» **Data**
☆ ☆ ☆ ☆
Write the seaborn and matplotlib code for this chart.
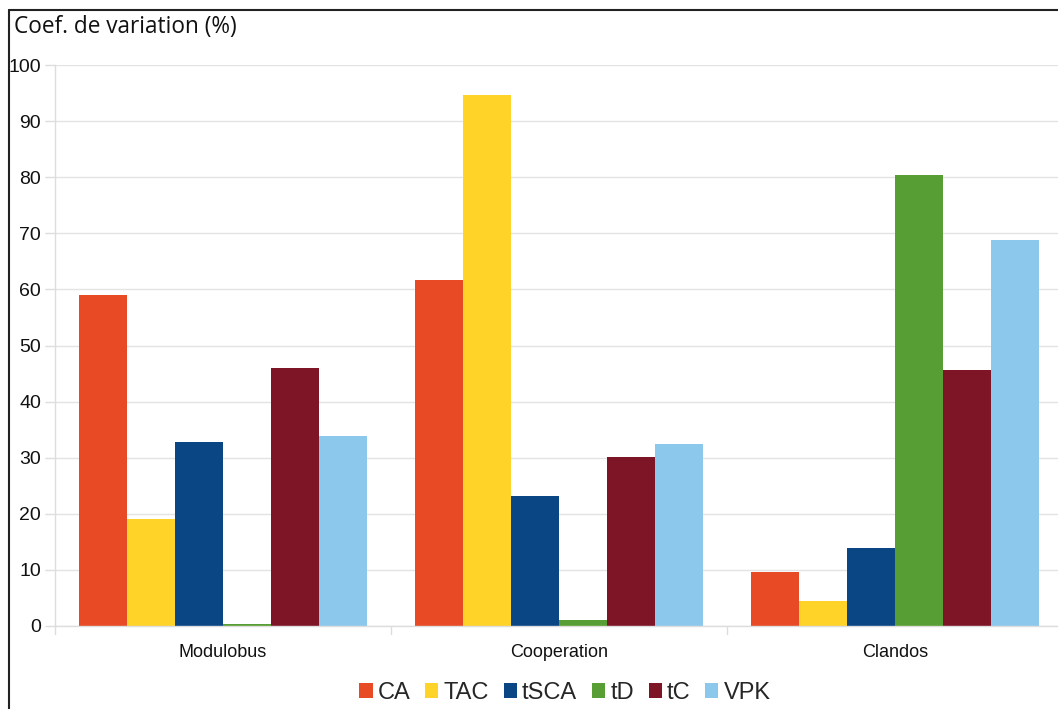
import matplotlib
matplotlib.use("Agg")
import matplotlib.pyplot as plt
import seaborn as sns
import pandas as pd
from matplotlib.lines import Line2D
from matplotlib.patches import Patch

groups = ["Modulobus", "Cooperation", "Clandos"]
metrics = ["CA", "TAC", "tSCA", "tD", "tC", "VPK"]
values = {
    "CA":   [59.0, 61.7, 9.6],
    "TAC":  [19.1, 94.7, 4.4],
    "tSCA": [32.8, 23.2, 13.9],
    "tD":   [0.3, 1.0, 80.4],
    "tC":   [46.0, 30.1, 45.6],
    "VPK":  [33.9, 32.4, 68.8],
}
colors = ["#E84A25", "#FFD327", "#0A4684", "#579E35", "#7E1526", "#8CC7EC"]
y_ticks = [0, 10, 20, 30, 40, 50, 60, 70, 80, 90, 100]

rows = []
for m in metrics:
    for g, v in zip(groups, values[m]):
        rows.append({"group": g, "metric": m, "value": v})
df = pd.DataFrame(rows)

sns.set_theme(style="white")
plt.rcParams["font.family"] = ["Liberation Sans", "DejaVu Sans"]

W, H = 1058, 709
fig = plt.figure(figsize=(W / 100, H / 100), dpi=100)
ax = fig.add_axes([55 / W, (H - 626) / H, 1008 / W, (626 - 65) / H])

sns.barplot(data=df, x="group", y="value", hue="metric", order=groups,
            hue_order=metrics, palette=colors, saturation=1, width=0.857,
            linewidth=0, ax=ax, legend=False, errorbar=None)

ax.set_xlim(-0.5, 2.5)
ax.set_ylim(0, 100)
ax.set_yticks(y_ticks)
ax.set_yticklabels([str(t) for t in y_ticks], fontsize=14, color="#111111")
ax.yaxis.grid(True, color="#e3e3e3", linewidth=1)
ax.set_axisbelow(True)
ax.set_xlabel("")
ax.set_ylabel("")
ax.tick_params(axis="y", length=7, color="#dddddd", width=1, pad=3, left=True)
ax.set_xticks([0, 1, 2])
ax.set_xticklabels(groups, fontsize=13, color="#111111")
ax.tick_params(axis="x", length=0, pad=13)
for xb in [-0.5, 0.5, 1.5]:
    ax.plot([xb, xb], [0, -0.014], transform=ax.get_xaxis_transform(),
            color="#dddddd", lw=1, clip_on=False)
for s in ["top", "right"]:
    ax.spines[s].set_visible(False)
for s in ["left", "bottom"]:
    ax.spines[s].set_color("#dddddd")
    ax.spines[s].set_linewidth(1)

fig.text(14 / W, 1 - 27 / H, "Coef. de variation (%)", fontsize=16.3,
         family=["Open Sans", "DejaVu Sans"], va="center", ha="left",
         color="#111111")

fig.add_artist(Line2D([8.5 / W, 8.5 / W], [0, 1 - 10 / H], color="#222222",
                      lw=1.5, transform=fig.transFigure))
fig.add_artist(Line2D([8.5 / W, 1], [1 - 10 / H, 1 - 10 / H], color="#222222",
                      lw=1.5, transform=fig.transFigure))

handles = [Patch(facecolor=c, edgecolor="none") for c in colors]
fig.legend(handles, metrics, loc="center", bbox_to_anchor=(565 / W, 1 - 693 / H),
           ncol=6, frameon=False, fontsize=17, handlelength=0.56,
           handleheight=0.56, handletextpad=0.22, columnspacing=0.62,
           borderaxespad=0, borderpad=0)

fig.savefig("out.png", dpi=100)
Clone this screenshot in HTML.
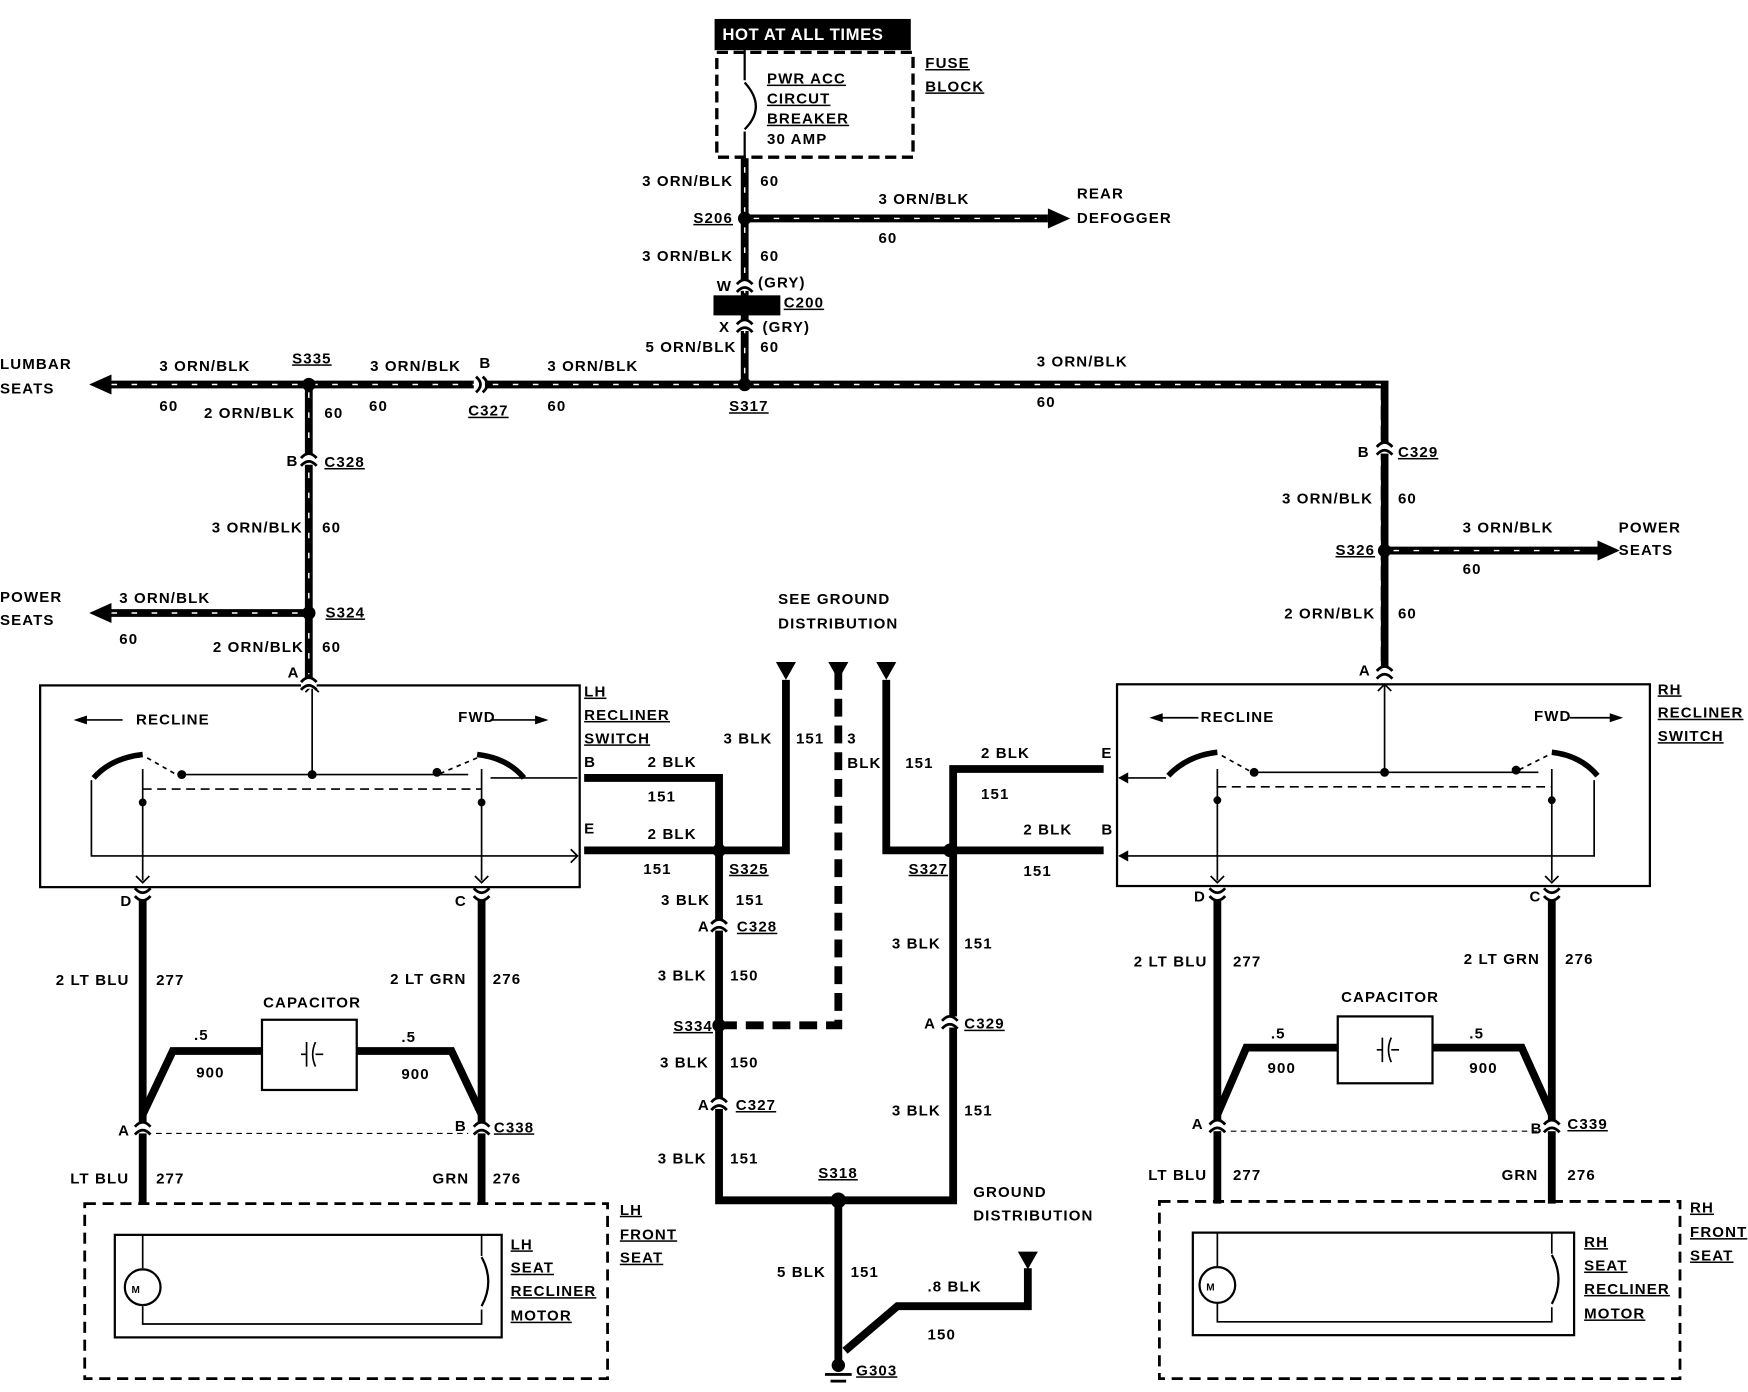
<!DOCTYPE html>
<html><head><meta charset="utf-8"><style>
html,body{margin:0;padding:0;background:#fff}
svg{display:block}
text{font-family:"Liberation Sans",sans-serif;font-weight:bold;font-size:13.5px;fill:#000;letter-spacing:1px}
.u{text-decoration:underline}
</style></head><body>
<svg width="1748" height="1392" viewBox="0 0 1568 1249" preserveAspectRatio="none" xmlns="http://www.w3.org/2000/svg">
<defs>
<g id="cv"><rect x="-7" y="-5" width="14" height="10" fill="#fff"/><path d="M-7,-1 Q0,-9 7,-1 M-7,6 Q0,-2 7,6" stroke="#000" stroke-width="2.5" fill="none"/></g>
<g id="ch"><rect x="-5" y="-7" width="10" height="14" fill="#fff"/><path d="M-3,-7 Q5,0 -3,7 M3,-7 Q11,0 3,7" stroke="#000" stroke-width="2.5" fill="none"/></g>
</defs>
<g fill="none" stroke="#000">
<g stroke-width="7">
<path d="M668,142V345"/><path d="M668,196H940"/>
<path d="M95,345H1242V605"/><path d="M277,345V613"/><path d="M95,550H277"/><path d="M1242,494H1433"/>
</g>
<g stroke="#fff" stroke-width="1.3" stroke-dasharray="5 13">
<path d="M668,150V338"/><path d="M676,196H930"/>
<path d="M100,345H1238V600"/><path d="M277,352V605"/><path d="M100,550H270"/><path d="M1250,494H1425"/>
</g>
<g stroke-width="7">
<path d="M524,698H645V1077H855V690H990"/><path d="M524,763H705V610"/>
<path d="M795,610V763H990"/><path d="M752,1077V1222"/>
<path d="M758,1212L805,1172H922V1138"/>
<path d="M128,800V1080"/><path d="M432,800V1080"/>
<path d="M128,1000L155,943H235M320,943H405L432,1000"/>
<path d="M1092,800V1080"/><path d="M1392,800V1080"/>
<path d="M1092,1000L1118,940H1200M1285,940H1365L1392,1000"/>
</g>
<path d="M645,920H752V600" stroke-width="7" stroke-dasharray="16 8"/>
<rect x="643" y="47" width="176" height="94" stroke-width="3" stroke-dasharray="10 5"/>
<path d="M668,45V72M668,118V142" stroke-width="2"/><path d="M668,74Q688,96 668,116" stroke-width="2"/>
<rect x="36" y="615" width="484" height="181" stroke-width="2"/>
<rect x="1002" y="614" width="478" height="181" stroke-width="2"/>
<g stroke-width="1.5">
<path d="M280,615V695M163,695H420M128,690V790M432,690V790M82,700V768H518M440,698H518"/>
<path d="M128,708H432" stroke-dasharray="8 5"/>
<path d="M75,646H110M440,646H485M122,786L128,792L134,786M426,786L432,792L438,786M274,621L280,615L286,621M512,762L518,768L512,774"/>
<path d="M1242,614V693M1125,693H1380M1092,690V790M1392,690V790M1430,700V768H1004M1046,698H1004"/>
<path d="M1092,706H1392" stroke-dasharray="8 5"/>
<path d="M1040,644H1075M1408,644H1450M1086,786L1092,792L1098,786M1386,786L1392,792L1398,786M1236,620L1242,614L1248,620"/>
</g>
<g stroke-width="5"><path d="M84,698Q100,680 128,677"/><path d="M428,677Q455,680 470,698"/>
<path d="M1048,696Q1065,678 1092,675"/><path d="M1392,675Q1418,678 1433,696"/></g>
<g stroke-width="1.5" stroke-dasharray="4 4"><path d="M132,680L160,696M428,680L395,694M1096,678L1125,694M1388,678L1360,692"/></g>
<rect x="235" y="915" width="85" height="63" stroke-width="2"/><path d="M270,946H275M275,935V957M283,935Q278,946 283,957M283,946H290" stroke-width="1.5"/>
<rect x="1200" y="912" width="85" height="60" stroke-width="2"/><path d="M1235,942H1240M1240,931V953M1248,931Q1243,942 1248,953M1248,942H1255" stroke-width="1.5"/>
<path d="M140,1017H420M1104,1015H1380" stroke-width="1" stroke-dasharray="5 4"/>
<rect x="76" y="1080" width="469" height="157" stroke-width="2.5" stroke-dasharray="10 6"/>
<rect x="103" y="1108" width="347" height="92" stroke-width="2"/>
<path d="M128,1108V1138M128,1172V1188H432V1175M432,1108V1127" stroke-width="1.5"/>
<path d="M432,1128Q444,1150 432,1172" stroke-width="2"/>
<circle cx="128" cy="1155" r="16" stroke-width="2"/>
<rect x="1040" y="1078" width="467" height="159" stroke-width="2.5" stroke-dasharray="10 6"/>
<rect x="1070" y="1106" width="342" height="92" stroke-width="2"/>
<path d="M1092,1106V1136M1092,1170V1186H1392V1173M1392,1106V1125" stroke-width="1.5"/>
<path d="M1392,1126Q1404,1148 1392,1170" stroke-width="2"/>
<circle cx="1092" cy="1153" r="16" stroke-width="2"/>
</g>
<rect x="641" y="17" width="176" height="28" fill="#000"/>
<rect x="640" y="265" width="60" height="18" fill="#000"/>
<g fill="#000">
<path d="M940,187L960,196L940,205Z"/><path d="M1433,485L1453,494L1433,503Z"/>
<path d="M100,336L80,345L100,354Z"/><path d="M100,541L80,550L100,559Z"/>
<path d="M696,594H714L705,610Z"/><path d="M743,594H761L752,610Z"/><path d="M786,594H804L795,610Z"/><path d="M913,1123H931L922,1139Z"/>
<path d="M66,646L78,642V650Z"/><path d="M492,646L480,642V650Z"/><path d="M1031,644L1043,640V648Z"/><path d="M1456,644L1444,640V648Z"/>
<path d="M1003,698L1012,693V703Z"/><path d="M1003,768L1012,763V773Z"/>
<circle cx="668" cy="196" r="6"/><circle cx="668" cy="345" r="6"/><circle cx="277" cy="345" r="6"/><circle cx="277" cy="550" r="6"/><circle cx="1242" cy="494" r="6"/>
<circle cx="645" cy="763" r="6"/><circle cx="852" cy="763" r="6"/><circle cx="645" cy="920" r="6"/><circle cx="752" cy="1077" r="7"/>
<circle cx="752" cy="1225" r="6"/><rect x="740" y="1232" width="24" height="2.5"/><rect x="745" y="1238" width="14" height="2.5"/>
<circle cx="163" cy="695" r="4"/><circle cx="280" cy="695" r="4"/><circle cx="392" cy="693" r="4"/><circle cx="128" cy="720" r="3.5"/><circle cx="432" cy="720" r="3.5"/>
<circle cx="1125" cy="693" r="4"/><circle cx="1242" cy="693" r="4"/><circle cx="1360" cy="691" r="4"/><circle cx="1092" cy="718" r="3.5"/><circle cx="1392" cy="718" r="3.5"/>
<text x="118" y="1160" style="font-size:9px">M</text><text x="1082" y="1158" style="font-size:9px">M</text>
</g>
<use href="#cv" x="668" y="256"/><use href="#cv" x="668" y="292"/>
<use href="#cv" x="277" y="412"/><use href="#cv" x="1242" y="402"/><use href="#cv" x="1242" y="603"/><use href="#cv" x="277" y="613"/>
<use href="#ch" x="430" y="345"/>
<use href="#cv" x="645" y="830"/><use href="#cv" x="645" y="990"/><use href="#cv" x="852" y="917"/>
<use href="#cv" x="128" y="803" transform="rotate(180 128 803)"/><use href="#cv" x="432" y="803" transform="rotate(180 432 803)"/>
<use href="#cv" x="1092" y="803" transform="rotate(180 1092 803)"/><use href="#cv" x="1392" y="803" transform="rotate(180 1392 803)"/>
<use href="#cv" x="128" y="1012"/><use href="#cv" x="432" y="1012"/><use href="#cv" x="1092" y="1010"/><use href="#cv" x="1392" y="1010"/>
<text x="648" y="36" style="fill:#fff;font-size:15px;letter-spacing:0.5px">HOT AT ALL TIMES</text>
<g style="font-size:15px;letter-spacing:0">
<text x="688" y="75" class="u">PWR ACC</text><text x="688" y="93" class="u">CIRCUT</text><text x="688" y="111" class="u">BREAKER</text><text x="688" y="129">30 AMP</text></g>
<text x="830" y="61" class="u">FUSE</text><text x="830" y="82" class="u">BLOCK</text>
<text x="576" y="167">3 ORN/BLK</text><text x="682" y="167">60</text>
<text x="622" y="200" class="u">S206</text>
<text x="788" y="183">3 ORN/BLK</text><text x="788" y="218">60</text>
<text x="966" y="178">REAR</text><text x="966" y="200">DEFOGGER</text>
<text x="576" y="234">3 ORN/BLK</text><text x="682" y="234">60</text>
<text x="643" y="261">W</text><text x="680" y="258">(GRY)</text><text x="703" y="276" class="u">C200</text>
<text x="645" y="298">X</text><text x="684" y="298">(GRY)</text>
<text x="579" y="316">5 ORN/BLK</text><text x="682" y="316">60</text>
<text x="0" y="331">LUMBAR</text><text x="0" y="353">SEATS</text>
<text x="143" y="333">3 ORN/BLK</text><text x="143" y="369">60</text>
<text x="262" y="326" class="u">S335</text><text x="183" y="375">2 ORN/BLK</text><text x="291" y="375">60</text>
<text x="332" y="333">3 ORN/BLK</text><text x="331" y="369">60</text>
<text x="430" y="330">B</text><text x="420" y="373" class="u">C327</text>
<text x="491" y="333">3 ORN/BLK</text><text x="491" y="369">60</text>
<text x="654" y="369" class="u">S317</text>
<text x="930" y="329">3 ORN/BLK</text><text x="930" y="365">60</text>
<text x="257" y="418">B</text><text x="291" y="419" class="u">C328</text>
<text x="190" y="478">3 ORN/BLK</text><text x="289" y="478">60</text>
<text x="0" y="540">POWER</text><text x="0" y="561">SEATS</text>
<text x="107" y="541">3 ORN/BLK</text><text x="107" y="578">60</text>
<text x="292" y="554" class="u">S324</text><text x="191" y="585">2 ORN/BLK</text><text x="289" y="585">60</text>
<text x="258" y="608">A</text>
<text x="1218" y="410">B</text><text x="1254" y="410" class="u">C329</text>
<text x="1150" y="452">3 ORN/BLK</text><text x="1254" y="452">60</text>
<text x="1198" y="498" class="u">S326</text>
<text x="1312" y="478">3 ORN/BLK</text><text x="1312" y="515">60</text>
<text x="1452" y="478">POWER</text><text x="1452" y="498">SEATS</text>
<text x="1152" y="555">2 ORN/BLK</text><text x="1254" y="555">60</text>
<text x="1219" y="606">A</text>
<text x="698" y="542">SEE GROUND</text><text x="698" y="564">DISTRIBUTION</text>
<g style="font-size:12px"><text x="122" y="650">RECLINE</text><text x="411" y="648">FWD</text>
<text x="1077" y="648">RECLINE</text><text x="1376" y="647">FWD</text></g>
<text x="524" y="625" class="u">LH</text><text x="524" y="646" class="u">RECLINER</text><text x="524" y="667" class="u">SWITCH</text>
<text x="1487" y="623" class="u">RH</text><text x="1487" y="644" class="u">RECLINER</text><text x="1487" y="665" class="u">SWITCH</text>
<text x="524" y="688">B</text><text x="524" y="748">E</text>
<text x="988" y="680">E</text><text x="988" y="749">B</text>
<text x="581" y="688">2 BLK</text><text x="581" y="719">151</text>
<text x="581" y="753">2 BLK</text><text x="577" y="784">151</text>
<text x="649" y="667">3 BLK</text><text x="714" y="667">151</text>
<text x="760" y="667">3</text><text x="760" y="689">BLK</text><text x="812" y="689">151</text>
<text x="880" y="680">2 BLK</text><text x="880" y="717">151</text>
<text x="918" y="749">2 BLK</text><text x="918" y="786">151</text>
<text x="654" y="784" class="u">S325</text><text x="815" y="784" class="u">S327</text>
<text x="593" y="812">3 BLK</text><text x="660" y="812">151</text>
<text x="626" y="836">A</text><text x="661" y="836" class="u">C328</text>
<text x="590" y="880">3 BLK</text><text x="655" y="880">150</text>
<text x="604" y="925" class="u">S334</text>
<text x="592" y="958">3 BLK</text><text x="655" y="958">150</text>
<text x="626" y="996">A</text><text x="660" y="996" class="u">C327</text>
<text x="590" y="1044">3 BLK</text><text x="655" y="1044">151</text>
<text x="800" y="851">3 BLK</text><text x="865" y="851">151</text>
<text x="829" y="923">A</text><text x="865" y="923" class="u">C329</text>
<text x="800" y="1001">3 BLK</text><text x="865" y="1001">151</text>
<text x="734" y="1057" class="u">S318</text>
<text x="873" y="1074">GROUND</text><text x="873" y="1095">DISTRIBUTION</text>
<text x="697" y="1146">5 BLK</text><text x="763" y="1146">151</text>
<text x="832" y="1159">.8 BLK</text><text x="832" y="1202">150</text>
<text x="768" y="1234" class="u">G303</text>
<text x="108" y="813">D</text><text x="408" y="813">C</text>
<text x="50" y="884">2 LT BLU</text><text x="140" y="884">277</text>
<text x="350" y="883">2 LT GRN</text><text x="442" y="883">276</text>
<text x="236" y="904">CAPACITOR</text>
<text x="174" y="933">.5</text><text x="176" y="967">900</text><text x="360" y="935">.5</text><text x="360" y="968">900</text>
<text x="106" y="1019">A</text><text x="408" y="1015">B</text><text x="443" y="1016" class="u">C338</text>
<text x="63" y="1062">LT BLU</text><text x="140" y="1062">277</text><text x="388" y="1062">GRN</text><text x="442" y="1062">276</text>
<text x="458" y="1121" class="u">LH</text><text x="458" y="1142" class="u">SEAT</text><text x="458" y="1163" class="u">RECLINER</text><text x="458" y="1185" class="u">MOTOR</text>
<text x="556" y="1090" class="u">LH</text><text x="556" y="1112" class="u">FRONT</text><text x="556" y="1133" class="u">SEAT</text>
<text x="1071" y="809">D</text><text x="1372" y="809">C</text>
<text x="1017" y="867">2 LT BLU</text><text x="1106" y="867">277</text>
<text x="1313" y="865">2 LT GRN</text><text x="1404" y="865">276</text>
<text x="1203" y="899">CAPACITOR</text>
<text x="1140" y="932">.5</text><text x="1137" y="963">900</text><text x="1318" y="932">.5</text><text x="1318" y="963">900</text>
<text x="1069" y="1013">A</text><text x="1373" y="1017">B</text><text x="1406" y="1013" class="u">C339</text>
<text x="1030" y="1059">LT BLU</text><text x="1106" y="1059">277</text><text x="1347" y="1059">GRN</text><text x="1406" y="1059">276</text>
<text x="1421" y="1119" class="u">RH</text><text x="1421" y="1140" class="u">SEAT</text><text x="1421" y="1161" class="u">RECLINER</text><text x="1421" y="1183" class="u">MOTOR</text>
<text x="1516" y="1088" class="u">RH</text><text x="1516" y="1110" class="u">FRONT</text><text x="1516" y="1131" class="u">SEAT</text>
</svg>
</body></html>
☆ ☆ ☆ ☆
» **Task directions**
Only the lines from the start of the entries above to the line containing "from matplotlib.patches import Patch" are to be given again, exactly and with both ends included; pictures are excluded.

» **The reply**
Write the seaborn and matplotlib code for this chart.
import matplotlib
matplotlib.use("Agg")
import matplotlib.pyplot as plt
import seaborn as sns
import pandas as pd
from matplotlib.lines import Line2D
from matplotlib.patches import Patch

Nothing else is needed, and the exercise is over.